Riccardo Noury è il portavoce e il direttore della comunicazione di Amnesty International Italia, organizzazione non governativa in prima linea nella difesa dei diritti umani. Amnesty si è mossa attivamente sul tema dei diritti dei lavoratori stranieri impegnati nella costruzione degli stadi in Qatar, a partire dal momento dell’assegnazione al Paese dei Mondiali del 2022.
Negli ultimi anni Amnesty International ha più volte denunciato le condizioni estreme dei lavoratori impiegati nella costruzione di stadi e infrastrutture in vista dei Mondiali in Qatar. Qual è la situazione attuale? Le riforme promosse dal Paese negli ultimi anni, tra cui l’addio alla kafala, vengono attuate concretamente?
“La situazione è migliorata rispetto ai primi anni successivi all’assegnazione dei Mondiali 2022 al Qatar, anche se si è interrotto il percorso di riforme iniziato più o meno intorno al 2017. Oggi possiamo dire che le cause di fondo del trattamento crudele inflitto ai lavoratori migranti arrivati in Qatar per i Mondiali del 2022 ci sono ancora tutte, compresa la kafala che, sebbene formalmente abolita, comunque rimane. Resta inoltre irrisolto il tema delle compensazioni per i mancati versamenti dei salari e il divieto di costituire sindacati dei lavoratori in quel settore specifico”.
Quindi dei passi avanti sono stati fatti, ma la strada è ancora abbastanza lunga…
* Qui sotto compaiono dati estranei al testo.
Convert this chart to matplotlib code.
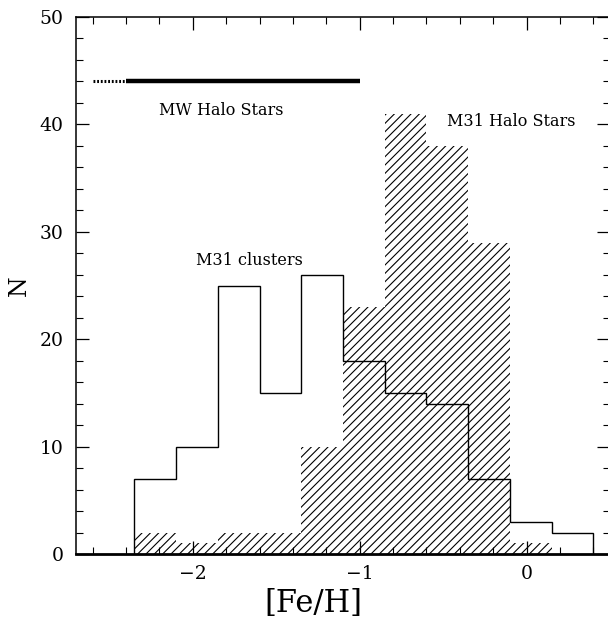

“Sì, perché se le riforme non vengono attuate restano semplicemente delle parole su un pezzo di carta. L’abolizione della kafala avrebbe dovuto rendere liberi i lavoratori di cambiare impiego e anche di lasciare il Paese. Al contrario, ha dato vita a un mercato dei nulla osta con cui il datore di lavoro accetta che il suo dipendente lo abbandoni. Si tratta di un mercato che, per i costi che hanno i certificati grazie ai quali si può cambiare lavoro, tende a escludere la possibilità che questo possa accadere. Sono stati istituiti degli organismi per risolvere le controversie sul lavoro, ma procedono molto a rilento e ci sono ancora numerose citazioni di salari non corrisposti che devono essere affrontate”.
Amnesty International ha chiesto più volte un intervento diretto sia delle autorità qatarine che della Fifa per fermare le morti e migliorare le condizioni dei lavoratori. Ci sono state risposte concrete?
“Dal momento dell’assegnazione dei Mondiali 2022 al Qatar, Amnesty International ha pubblicato rapporti regolari, in media uno all’anno, e, negli ultimi anni, anche i cosiddetti Reality Check per verificare l’attuazione delle riforme promosse dalle autorità del Qatar. L’interlocuzione formalmente c’è stata, ma il tema delle migliaia di morti di lavoro nel settore della costruzione delle strutture per i Mondiali rimane un enorme problema. Le autorità del Qatar non chiariscono le circostanze dei decessi. Non vengono fatte autopsie e non si danno risarcimenti ai familiari delle vittime. La Fifa con Gianni Infantino ha dato l’idea di occuparsi di più di questi temi, ma a sua volta pone un’eccessiva fiducia nel comitato organizzatore dei Mondiali. Ci sono stati casi denunciati da Amnesty International di stipendi non versati per diversi mesi e la Fifa ha detto di non saperne nulla perché il comitato organizzatore non l’aveva informata. C’è un meccanismo di comunicazioni che non funziona o non si vuole far funzionare”.
Cosa crede che accadrà ai lavoratori durante i Mondiali?
“Quello che succederà per il futuro dipende strettamente da quello che si farà in questi mesi. Se li utilizzeremo per continuare a parlare del tema del lavoro migrante in Qatar, allora i Mondiali lasceranno un’eredità positiva”.